# Given data:
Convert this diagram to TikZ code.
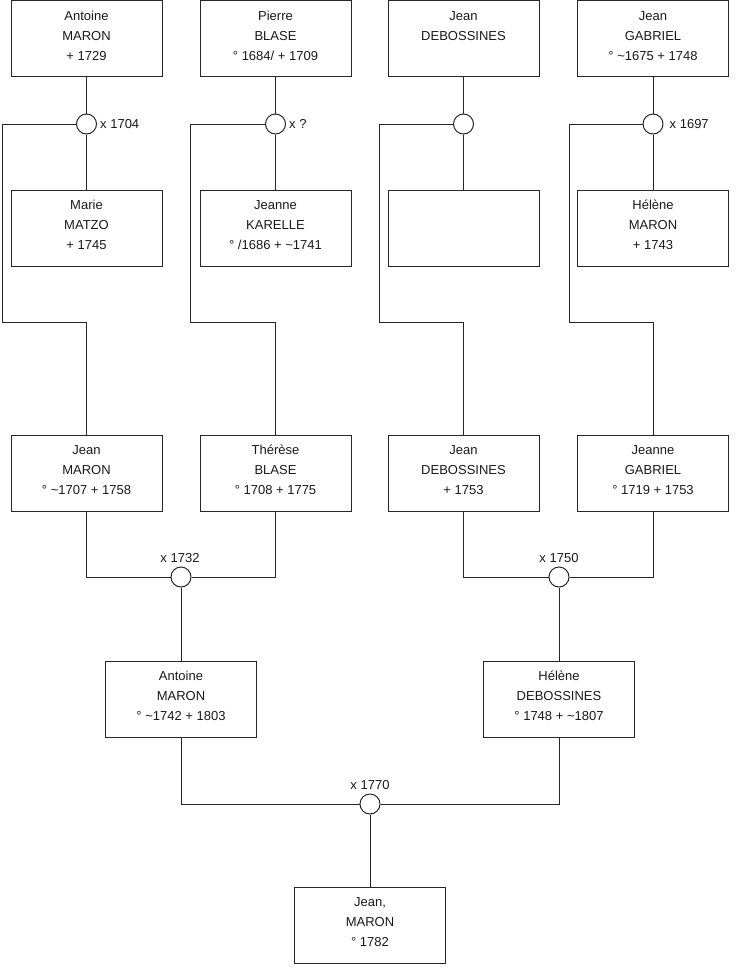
\documentclass[tikz,border=0pt]{standalone}
\usepackage{fontspec}
\setmainfont{Liberation Sans}
\usetikzlibrary{calc}
\tikzset{
  person/.style={draw=black!85, line width=1pt, minimum width=151pt, minimum height=76pt, inner sep=0pt},
  ptxt/.style={anchor=base, inner sep=0pt, font=\fontsize{13}{16}\selectfont, text=black!90},
  union/.style={draw=black!85, circle, minimum size=20pt, inner sep=0pt, line width=1pt, fill=white},
  lbl/.style={inner sep=0pt, font=\fontsize{13}{16}\selectfont, text height=9.4pt, text depth=0pt, text=black!90},
  link/.style={draw=black!85, line width=1pt}
}
\newcommand{\famperson}[6]{%
  \node[person] (#1) at (#2,#3+38) {};
  \node[ptxt] (#1-a) at (#2,#3+19.7) {#4};
  \node[ptxt] (#1-b) at (#2,#3+39.7) {#5};
  \node[ptxt] (#1-c) at (#2,#3+59.7) {#6};
}
\begin{document}
\begin{tikzpicture}[x=1pt,y=-1pt]
\useasboundingbox (0,0) rectangle (740,975);

% row 1
\famperson{p1}{86.5}{0.5}{Antoine}{MARON}{+ 1729}
\famperson{p2}{275.5}{0.5}{Pierre}{BLASE}{° 1684/ + 1709}
\famperson{p3}{463.5}{0.5}{Jean}{DEBOSSINES}{}
\famperson{p4}{653}{0.5}{Jean}{GABRIEL}{° \textasciitilde1675 + 1748}
% row 2
\famperson{q1}{86.5}{190}{Marie}{MATZO}{+ 1745}
\famperson{q2}{275.5}{190}{Jeanne}{KARELLE}{° /1686 + \textasciitilde1741}
\famperson{q3}{463.5}{190}{}{}{}
\famperson{q4}{653}{190}{Hélène}{MARON}{+ 1743}
% row 3
\famperson{r1}{86.5}{435}{Jean}{MARON}{° \textasciitilde1707 + 1758}
\famperson{r2}{275.5}{435}{Thérèse}{BLASE}{° 1708 + 1775}
\famperson{r3}{463.5}{435}{Jean}{DEBOSSINES}{+ 1753}
\famperson{r4}{653}{435}{Jeanne}{GABRIEL}{° 1719 + 1753}
% row 4
\famperson{s1}{181}{661}{Antoine}{MARON}{° \textasciitilde1742 + 1803}
\famperson{s2}{559}{661}{Hélène}{DEBOSSINES}{° 1748 + \textasciitilde1807}
% row 5
\famperson{t1}{370}{887}{Jean,}{MARON}{° 1782}

% unions
\node[union] (u1) at (86.5,124) {};
\node[union] (u2) at (275.5,124) {};
\node[union] (u3) at (463.5,124) {};
\node[union] (u4) at (653,124) {};
\node[union] (v1) at (181,577) {};
\node[union] (v2) at (559,577) {};
\node[union] (w1) at (370,804) {};

% labels
\node[lbl, anchor=west] (lu1) at ($(u1.east)+(3,0)$) {x 1704};
\node[lbl, anchor=west] (lu2) at ($(u2.east)+(3,0)$) {x ?};
\node[lbl, anchor=west] (lu4) at ($(u4.east)+(6,0)$) {x 1697};
\node[lbl] (lv1) at (180,558) {x 1732};
\node[lbl] (lv2) at (559,558) {x 1750};
\node[lbl] (lw1) at (370,785) {x 1770};

% free-end coordinates
\coordinate (c1) at (2,124);
\coordinate (c2) at (190,124);
\coordinate (c3) at (379,124);
\coordinate (c4) at (569,124);

% connectors top generation
\foreach \a/\u/\b/\c/\r in {p1/u1/q1/c1/r1, p2/u2/q2/c2/r2, p3/u3/q3/c3/r3, p4/u4/q4/c4/r4}{
  \draw[link] (\a.south) -- (\u.north);
  \draw[link] (\u.south) -- (\b.north);
  \draw[link] (\u.west) -- (\c) -- (\c |- 0,322) -- (\r.north |- 0,322) -- (\r.north);
}
% second generation
\draw[link] (r1.south) |- (v1.west);
\draw[link] (r2.south) |- (v1.east);
\draw[link] (v1.south) -- (s1.north);
\draw[link] (r3.south) |- (v2.west);
\draw[link] (r4.south) |- (v2.east);
\draw[link] (v2.south) -- (s2.north);
% third generation
\draw[link] (s1.south) |- (w1.west);
\draw[link] (s2.south) |- (w1.east);
\draw[link] (w1.south) -- (t1.north);
\end{tikzpicture}
\end{document}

# Given task:
Make an exact copy of the data, leaving its pictures out.

# Answer for the task:
Convert this diagram to TikZ code.
\documentclass[tikz,border=0pt]{standalone}
\usepackage{fontspec}
\setmainfont{Liberation Sans}
\usetikzlibrary{calc}
\tikzset{
  person/.style={draw=black!85, line width=1pt, minimum width=151pt, minimum height=76pt, inner sep=0pt},
  ptxt/.style={anchor=base, inner sep=0pt, font=\fontsize{13}{16}\selectfont, text=black!90},
  union/.style={draw=black!85, circle, minimum size=20pt, inner sep=0pt, line width=1pt, fill=white},
  lbl/.style={inner sep=0pt, font=\fontsize{13}{16}\selectfont, text height=9.4pt, text depth=0pt, text=black!90},
  link/.style={draw=black!85, line width=1pt}
}
\newcommand{\famperson}[6]{%
  \node[person] (#1) at (#2,#3+38) {};
  \node[ptxt] (#1-a) at (#2,#3+19.7) {#4};
  \node[ptxt] (#1-b) at (#2,#3+39.7) {#5};
  \node[ptxt] (#1-c) at (#2,#3+59.7) {#6};
}
\begin{document}
\begin{tikzpicture}[x=1pt,y=-1pt]
\useasboundingbox (0,0) rectangle (740,975);

% row 1
\famperson{p1}{86.5}{0.5}{Antoine}{MARON}{+ 1729}
\famperson{p2}{275.5}{0.5}{Pierre}{BLASE}{° 1684/ + 1709}
\famperson{p3}{463.5}{0.5}{Jean}{DEBOSSINES}{}
\famperson{p4}{653}{0.5}{Jean}{GABRIEL}{° \textasciitilde1675 + 1748}
% row 2
\famperson{q1}{86.5}{190}{Marie}{MATZO}{+ 1745}
\famperson{q2}{275.5}{190}{Jeanne}{KARELLE}{° /1686 + \textasciitilde1741}
\famperson{q3}{463.5}{190}{}{}{}
\famperson{q4}{653}{190}{Hélène}{MARON}{+ 1743}
% row 3
\famperson{r1}{86.5}{435}{Jean}{MARON}{° \textasciitilde1707 + 1758}
\famperson{r2}{275.5}{435}{Thérèse}{BLASE}{° 1708 + 1775}
\famperson{r3}{463.5}{435}{Jean}{DEBOSSINES}{+ 1753}
\famperson{r4}{653}{435}{Jeanne}{GABRIEL}{° 1719 + 1753}
% row 4
\famperson{s1}{181}{661}{Antoine}{MARON}{° \textasciitilde1742 + 1803}
\famperson{s2}{559}{661}{Hélène}{DEBOSSINES}{° 1748 + \textasciitilde1807}
% row 5
\famperson{t1}{370}{887}{Jean,}{MARON}{° 1782}

% unions
\node[union] (u1) at (86.5,124) {};
\node[union] (u2) at (275.5,124) {};
\node[union] (u3) at (463.5,124) {};
\node[union] (u4) at (653,124) {};
\node[union] (v1) at (181,577) {};
\node[union] (v2) at (559,577) {};
\node[union] (w1) at (370,804) {};

% labels
\node[lbl, anchor=west] (lu1) at ($(u1.east)+(3,0)$) {x 1704};
\node[lbl, anchor=west] (lu2) at ($(u2.east)+(3,0)$) {x ?};
\node[lbl, anchor=west] (lu4) at ($(u4.east)+(6,0)$) {x 1697};
\node[lbl] (lv1) at (180,558) {x 1732};
\node[lbl] (lv2) at (559,558) {x 1750};
\node[lbl] (lw1) at (370,785) {x 1770};

% free-end coordinates
\coordinate (c1) at (2,124);
\coordinate (c2) at (190,124);
\coordinate (c3) at (379,124);
\coordinate (c4) at (569,124);

% connectors top generation
\foreach \a/\u/\b/\c/\r in {p1/u1/q1/c1/r1, p2/u2/q2/c2/r2, p3/u3/q3/c3/r3, p4/u4/q4/c4/r4}{
  \draw[link] (\a.south) -- (\u.north);
  \draw[link] (\u.south) -- (\b.north);
  \draw[link] (\u.west) -- (\c) -- (\c |- 0,322) -- (\r.north |- 0,322) -- (\r.north);
}
% second generation
\draw[link] (r1.south) |- (v1.west);
\draw[link] (r2.south) |- (v1.east);
\draw[link] (v1.south) -- (s1.north);
\draw[link] (r3.south) |- (v2.west);
\draw[link] (r4.south) |- (v2.east);
\draw[link] (v2.south) -- (s2.north);
% third generation
\draw[link] (s1.south) |- (w1.west);
\draw[link] (s2.south) |- (w1.east);
\draw[link] (w1.south) -- (t1.north);
\end{tikzpicture}
\end{document}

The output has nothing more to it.